Contemporary Greek sculpture possesses certain constant qualities: a feeling for measure, economy of means of expression, awareness of rhythm, and sensibility to the medium. This anti-romantic art does not expend all its efforts in searching for originality, but rather enriches its eloquence through a study of that never-ending source of wisdom, the human body, in order to find a more apt expression for its structure, for the melody in its rhythmical movement, and for the poetry of its animated surface. The work of Michael Tombros (born in 1889) is distinguished by the solidity and cohesion of its planes, tending to extreme simplicity. Though his work sometimes has a touch of coldness, it has harmony and unity of style. The Greek inheritance of Athanasios Apart is (born in 1899) helped free him from the extremes of his teacher, Bourdelle, and enabled him, in a series of remarkable heads, to convey character with utmost feeling. In larger compositions, such as the sculptured reliefs on the monument erected to the memory of the slaughtered Jews of Thessaloniki, Apartis contrives to convey deep emotion in a simple but expressive language of symbolism. The work of John Pappas (born in 1915) moves from a study of man to solid monumental pieces in which lyric sensibility submits to idealistic realism. Pappas has a great, gift for portraiture, suggesting an inner spirit without resorting to surface devices.

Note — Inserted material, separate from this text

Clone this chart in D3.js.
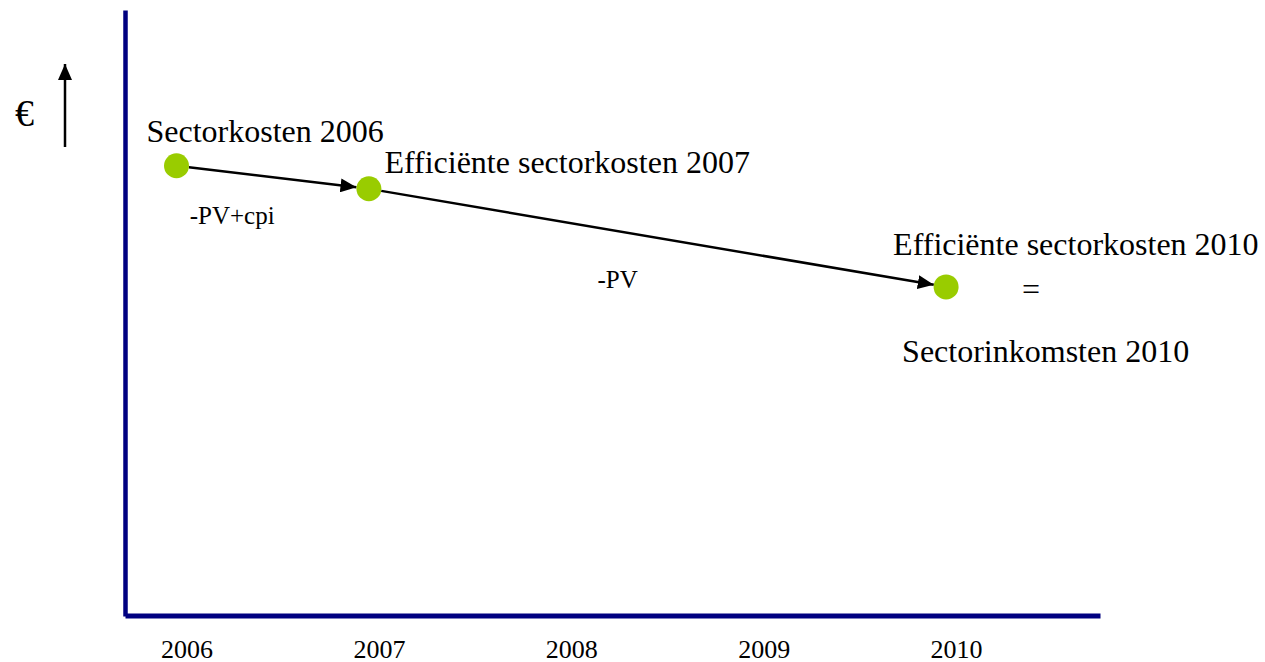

After executing a number of outstanding statues of his mother, Christos Kapralos (born in 1909) has devoted himself to the epic narration in sculptured friezes of the Greek people’s misfortunes during the war. An intense feeling for rhythm combined with an acute awareness of reality gives a particular quality to the revival of this ancient art. Clearhos Loukopoulos preserves — sometimes in relief carvings— the religious spirit of our popular artists, mellowing it with rhythmical movement of an elevated character. Antonios Sohos is another who has used both popular and ancient techniques with success. A bold attempt at revival is the largescale monument, The Women of Zalongos, executed by sculptor George Zogolopoulos and architect Patroclos Karandinos, which is being erected on the site where Greek women chose in 1803 to dance and then to throw themselves, over a cliff rather than submit to the enemy. Some Greek sculptors, such as Kostas Koulentianos and Kostas Andreou, are working successfully in Paris — most of them in sympathy with the Paris school — while others again, like Polygnotos Vagis and Michael Lekakis, are at work in America. Here in Greece a generation of young sculptors is following with self-assurance and talent in the path of the older masters.
The proud ambition of contemporary Greek art is to give form to Neo-Hellenic reality, both intellectual and emotional, as molded by centuries of historic continuity in a corner of Europe that has ever been a meeting ground of civilizations.